**Your objective**
Retype only what runs from the first line of the listing to the line holding "ax.set_ylabel('BER', fontsize=7.5, labelpad=8)", both included. Do not retype the pictures.

**Available data**
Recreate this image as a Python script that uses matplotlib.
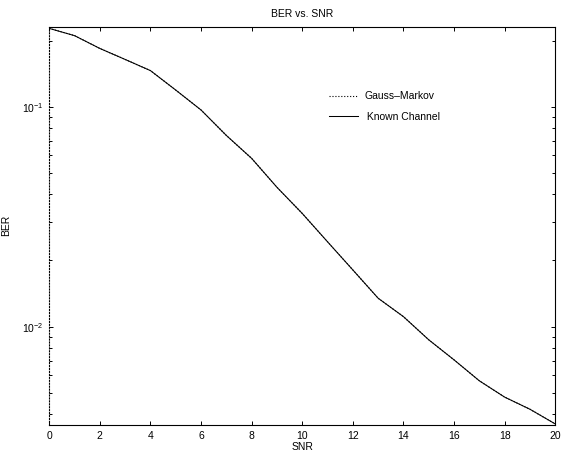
from matplotlib import pyplot as plt
from matplotlib.ticker import LogLocator, NullFormatter
import numpy as np

# data
snr = [0, 1, 2, 3, 4, 5, 6, 7, 8, 9, 10, 11, 12, 13, 14, 15, 16, 17, 18, 19, 20]
ber_gauss_markov = [0.2270, 0.2104, 0.1840, 0.1640, 0.1459, 0.1190, 0.0966, 0.0740,
                    0.0582, 0.0430, 0.0327, 0.0243, 0.0181, 0.01346, 0.0111, 0.00871,
                    0.00706, 0.00567, 0.00478, 0.00421, 0.00361]
ber_known = [0.2270, 0.2104, 0.1840, 0.1640, 0.1459, 0.1190, 0.0966, 0.0740,
             0.0582, 0.0430, 0.0327, 0.0243, 0.0181, 0.01346, 0.0111, 0.00871,
             0.00706, 0.00567, 0.00478, 0.00421, 0.00361]
xticks = [0, 2, 4, 6, 8, 10, 12, 14, 16, 18, 20]

plt.rcParams['font.family'] = ['Liberation Sans', 'DejaVu Sans']

fig = plt.figure(figsize=(5.88, 4.61), dpi=100)
ax = fig.add_axes([0.0838, 0.0781, 0.8605, 0.8639])

ax.plot(snr, ber_gauss_markov, linestyle=':', color='black', lw=0.8, label='Gauss\u2013Markov')
ax.plot(snr, ber_known, linestyle='-', color='black', lw=0.75, label=' Known Channel')

ax.set_yscale('log')
ax.set_xlim(0, 20)
ax.set_ylim(0.00357, 0.231)
ax.set_xticks(xticks)
ax.yaxis.set_major_locator(LogLocator(base=10))
ax.yaxis.set_minor_locator(LogLocator(base=10, subs=np.arange(2, 10)))
ax.yaxis.set_minor_formatter(NullFormatter())

# ticks
ax.tick_params(axis='both', which='major', direction='in', length=3,
               width=0.7, top=True, right=True, labelsize=7.5, pad=4)
ax.tick_params(axis='y', which='minor', direction='in', length=2,
               width=0.7, right=True)

# spines
for spine in ['top', 'bottom', 'right']:
    ax.spines[spine].set_linewidth(0.8)
ax.spines['left'].set_linewidth(0.8)
ax.spines['left'].set_linestyle(':')

ax.set_title('BER vs. SNR', fontsize=7.5, pad=7)
ax.set_xlabel('SNR', fontsize=7.5, labelpad=1)
ax.set_ylabel('BER', fontsize=7.5, labelpad=8)

legend = ax.legend(loc='upper left', bbox_to_anchor=(0.545, 0.848), frameon=False,
                   fontsize=7.5, handlelength=2.8, handletextpad=0.55,
                   labelspacing=1.0, borderaxespad=0)

fig.savefig('out.png', dpi=100)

**Completed exercise**
Recreate this image as a Python script that uses matplotlib.
from matplotlib import pyplot as plt
from matplotlib.ticker import LogLocator, NullFormatter
import numpy as np

# data
snr = [0, 1, 2, 3, 4, 5, 6, 7, 8, 9, 10, 11, 12, 13, 14, 15, 16, 17, 18, 19, 20]
ber_gauss_markov = [0.2270, 0.2104, 0.1840, 0.1640, 0.1459, 0.1190, 0.0966, 0.0740,
                    0.0582, 0.0430, 0.0327, 0.0243, 0.0181, 0.01346, 0.0111, 0.00871,
                    0.00706, 0.00567, 0.00478, 0.00421, 0.00361]
ber_known = [0.2270, 0.2104, 0.1840, 0.1640, 0.1459, 0.1190, 0.0966, 0.0740,
             0.0582, 0.0430, 0.0327, 0.0243, 0.0181, 0.01346, 0.0111, 0.00871,
             0.00706, 0.00567, 0.00478, 0.00421, 0.00361]
xticks = [0, 2, 4, 6, 8, 10, 12, 14, 16, 18, 20]

plt.rcParams['font.family'] = ['Liberation Sans', 'DejaVu Sans']

fig = plt.figure(figsize=(5.88, 4.61), dpi=100)
ax = fig.add_axes([0.0838, 0.0781, 0.8605, 0.8639])

ax.plot(snr, ber_gauss_markov, linestyle=':', color='black', lw=0.8, label='Gauss\u2013Markov')
ax.plot(snr, ber_known, linestyle='-', color='black', lw=0.75, label=' Known Channel')

ax.set_yscale('log')
ax.set_xlim(0, 20)
ax.set_ylim(0.00357, 0.231)
ax.set_xticks(xticks)
ax.yaxis.set_major_locator(LogLocator(base=10))
ax.yaxis.set_minor_locator(LogLocator(base=10, subs=np.arange(2, 10)))
ax.yaxis.set_minor_formatter(NullFormatter())

# ticks
ax.tick_params(axis='both', which='major', direction='in', length=3,
               width=0.7, top=True, right=True, labelsize=7.5, pad=4)
ax.tick_params(axis='y', which='minor', direction='in', length=2,
               width=0.7, right=True)

# spines
for spine in ['top', 'bottom', 'right']:
    ax.spines[spine].set_linewidth(0.8)
ax.spines['left'].set_linewidth(0.8)
ax.spines['left'].set_linestyle(':')

ax.set_title('BER vs. SNR', fontsize=7.5, pad=7)
ax.set_xlabel('SNR', fontsize=7.5, labelpad=1)
ax.set_ylabel('BER', fontsize=7.5, labelpad=8)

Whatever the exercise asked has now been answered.